> [Exercise directions]
Drop every picture. Then return, exactly, the lines from the beginning of the listing below through the one containing "const seriesNames = ['219".

- - - - - - -

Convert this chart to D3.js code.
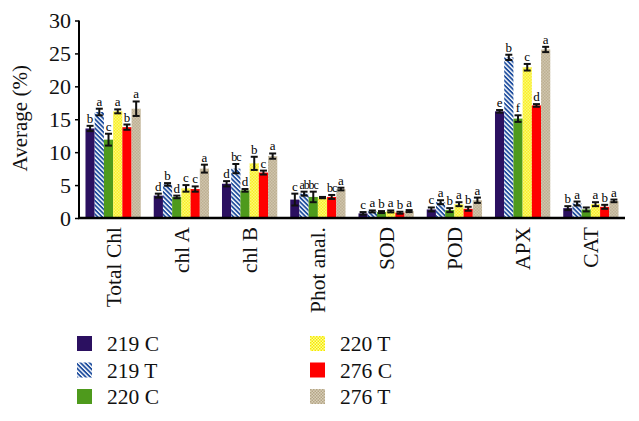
<!DOCTYPE html>
<html>
<head>
<meta charset="utf-8">
<script src="https://cdn.jsdelivr.net/npm/d3@7"></script>
<style>
  body { margin: 0; background: #fff; }
  svg { display: block; font-family: "Liberation Serif", "DejaVu Serif", serif; }
</style>
</head>
<body>
<svg id="chart" width="639" height="421"></svg>
<script>
const categories = ['Total Chl', 'chl A', 'chl B', 'Phot anal.', 'SOD', 'POD', 'APX', 'CAT'];
const seriesNames = ['219 C', '219 T', '220 C', '220 T', '276 C', '276 T'];

// mean values, one array per series, in category order
const v219C = [13.6, 3.4, 5.2, 2.8, 0.7, 1.3, 16.2, 1.5];
const v219T = [16.1, 5.1, 7.5, 3.7, 1.0, 2.4, 24.4, 2.2];
const v220C = [11.9, 3.2, 4.2, 3.2, 0.9, 1.2, 15.1, 1.3];
const v220T = [16.2, 4.5, 8.3, 3.1, 1.0, 2.1, 22.9, 2.1];
const v276C = [13.8, 4.4, 6.9, 3.2, 0.8, 1.4, 17.1, 1.7];
const v276T = [16.6, 7.5, 9.4, 4.4, 1.05, 2.7, 25.6, 2.6];

// error bar half-lengths
const e219C = [0.4, 0.3, 0.4, 0.9, 0.2, 0.3, 0.2, 0.3];
const e219T = [0.5, 0.2, 0.7, 0.3, 0.15, 0.3, 0.4, 0.3];
const e220C = [0.9, 0.2, 0.2, 0.8, 0.15, 0.3, 0.5, 0.3];
const e220T = [0.3, 0.5, 1.0, 0.1, 0.15, 0.3, 0.5, 0.3];
const e276C = [0.4, 0.4, 0.3, 0.3, 0.15, 0.3, 0.2, 0.3];
const e276T = [1.1, 0.6, 0.4, 0.2, 0.15, 0.4, 0.4, 0.2];

// significance letters
const l219C = ['b', 'd', 'd', 'c', 'c', 'c', 'e', 'b'];
const l219T = ['a', 'b', 'bc', 'ab', 'a', 'a', 'b', 'a'];
const l220C = ['c', 'd', 'd', 'bc', 'b', 'b', 'f', ''];
const l220T = ['a', 'c', 'b', '', 'a', 'a', 'c', 'a'];
const l276C = ['b', 'c', 'c', 'bc', 'b', 'b', 'd', 'b'];
const l276T = ['a', 'a', 'a', 'a', 'a', 'a', 'a', 'a'];

const yTicks = [0, 5, 10, 15, 20, 25, 30];

const values = [v219C, v219T, v220C, v220T, v276C, v276T];
const errors = [e219C, e219T, e220C, e220T, e276C, e276T];
const letters = [l219C, l219T, l220C, l220T, l276C, l276T];

const fills = ['#2b1060', 'url(#stripes)', '#4e9a1c', 'url(#yellowCheck)', '#ff0000', 'url(#beigeCheck)'];

const svg = d3.select('#chart');
const margin = { left: 79, right: 14, top: 20.5, bottom: 203 };
const width = 639 - margin.left - margin.right;
const height = 421 - margin.top - margin.bottom;

// patterns
const defs = svg.append('defs');
const stripes = defs.append('pattern')
    .attr('id', 'stripes')
    .attr('patternUnits', 'userSpaceOnUse')
    .attr('width', 3.2)
    .attr('height', 3.2)
    .attr('patternTransform', 'rotate(45)');
stripes.append('rect').attr('width', 3.2).attr('height', 3.2).attr('fill', '#fff');
stripes.append('rect').attr('width', 3.2).attr('height', 1.8).attr('fill', '#1f4e9e');

function checker(id, c1, c2) {
    const p = defs.append('pattern')
        .attr('id', id)
        .attr('patternUnits', 'userSpaceOnUse')
        .attr('width', 3)
        .attr('height', 3);
    p.append('rect').attr('width', 3).attr('height', 3).attr('fill', c2);
    p.append('rect').attr('width', 1.5).attr('height', 1.5).attr('fill', c1);
    p.append('rect').attr('x', 1.5).attr('y', 1.5).attr('width', 1.5).attr('height', 1.5).attr('fill', c1);
}
checker('yellowCheck', '#f5e800', '#ffff9a');
checker('beigeCheck', '#b3a585', '#d9cfba');

const g = svg.append('g').attr('transform', `translate(${margin.left},${margin.top})`);

const x0 = d3.scaleBand()
    .domain(categories)
    .range([0, width])
    .paddingInner(0.19)
    .paddingOuter(0.095);
const x1 = d3.scaleBand()
    .domain(seriesNames)
    .range([0, x0.bandwidth()]);
const y = d3.scaleLinear().domain([0, 30]).range([height, 0]);

const rows = [];
categories.forEach((c, ci) => {
    seriesNames.forEach((s, si) => {
        rows.push({ cat: c, series: s, si, v: values[si][ci], e: errors[si][ci], l: letters[si][ci] });
    });
});

// bars
g.append('g')
    .selectAll('rect')
    .data(rows)
    .join('rect')
    .attr('x', (d) => x0(d.cat) + x1(d.series))
    .attr('y', (d) => y(d.v))
    .attr('width', x1.bandwidth())
    .attr('height', (d) => height - y(d.v))
    .attr('fill', (d) => fills[d.si]);

// error bars
const eb = g.append('g')
    .attr('stroke', '#111')
    .attr('stroke-width', 2)
    .selectAll('g')
    .data(rows)
    .join('g')
    .attr('transform', (d) => `translate(${x0(d.cat) + x1(d.series) + x1.bandwidth() / 2},0)`);
eb.append('line')
    .attr('y1', (d) => y(d.v - d.e))
    .attr('y2', (d) => y(d.v + d.e));
eb.append('line')
    .attr('x1', -3.5).attr('x2', 3.5)
    .attr('y1', (d) => y(d.v + d.e))
    .attr('y2', (d) => y(d.v + d.e));
eb.append('line')
    .attr('x1', -3.5).attr('x2', 3.5)
    .attr('y1', (d) => y(d.v - d.e))
    .attr('y2', (d) => y(d.v - d.e));

// letters (two-letter groups squeezed so they fit over one bar)
g.append('g')
    .selectAll('text')
    .data(rows)
    .join('text')
    .attr('x', (d) => x0(d.cat) + x1(d.series) + x1.bandwidth() / 2)
    .attr('y', (d) => y(d.v + d.e) - 3)
    .attr('text-anchor', 'middle')
    .attr('font-size', (d) => (d.l.length > 1 ? '12px' : '13px'))
    .attr('letter-spacing', (d) => (d.l.length > 1 ? '-1px' : '0'))
    .attr('fill', '#000')
    .text((d) => d.l);

// y axis
const yAxis = g.append('g')
    .call(d3.axisLeft(y).tickValues(yTicks).tickSize(4).tickPadding(4));
yAxis.select('.domain').attr('stroke-width', 2).attr('d', `M0,${height + 1}V0`);
yAxis.selectAll('.tick line').attr('stroke-width', 1.5);
yAxis.selectAll('text').attr('font-size', '22px').attr('font-family', 'Liberation Serif').attr('fill', '#111');

// x axis
const xAxis = g.append('g')
    .attr('transform', `translate(0,${height})`)
    .call(d3.axisBottom(x0).tickSize(0).tickPadding(10));
xAxis.select('.domain').attr('stroke-width', 2.5).attr('d', `M-1,0H${width}`);
xAxis.selectAll('text')
    .attr('font-size', '21.5px')
    .attr('font-family', 'Liberation Serif')
    .attr('fill', '#111')
    .attr('text-anchor', 'end')
    .attr('transform', 'rotate(-90)')
    .attr('x', -9)
    .attr('y', 0)
    .attr('dy', '0.35em');

// y label
svg.append('text')
    .attr('transform', `translate(27,${margin.top + height / 2 - 1}) rotate(-90)`)
    .attr('text-anchor', 'middle')
    .attr('font-size', '21px')
    .attr('fill', '#111')
    .text('Average (%)');

// legend
const legendCols = [77, 310];
const legend = svg.append('g')
    .selectAll('g')
    .data(seriesNames)
    .join('g')
    .attr('transform', (d, i) => `translate(${legendCols[Math.floor(i / 3)]},${336 + (i % 3) * 26.5})`);
legend.append('rect')
    .attr('width', 15)
    .attr('height', 15)
    .attr('fill', (d, i) => fills[i]);
legend.append('text')
    .attr('x', 30)
    .attr('y', 7.5)
    .attr('dy', '0.35em')
    .attr('font-size', '21.5px')
    .attr('fill', '#111')
    .text((d) => d);
</script>
</body>
</html>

- - - - - - -

> [Written reply]
Convert this chart to D3.js code.
<!DOCTYPE html>
<html>
<head>
<meta charset="utf-8">
<script src="https://cdn.jsdelivr.net/npm/d3@7"></script>
<style>
  body { margin: 0; background: #fff; }
  svg { display: block; font-family: "Liberation Serif", "DejaVu Serif", serif; }
</style>
</head>
<body>
<svg id="chart" width="639" height="421"></svg>
<script>
const categories = ['Total Chl', 'chl A', 'chl B', 'Phot anal.', 'SOD', 'POD', 'APX', 'CAT'];
const seriesNames = ['219 C', '219 T', '220 C', '220 T', '276 C', '276 T'];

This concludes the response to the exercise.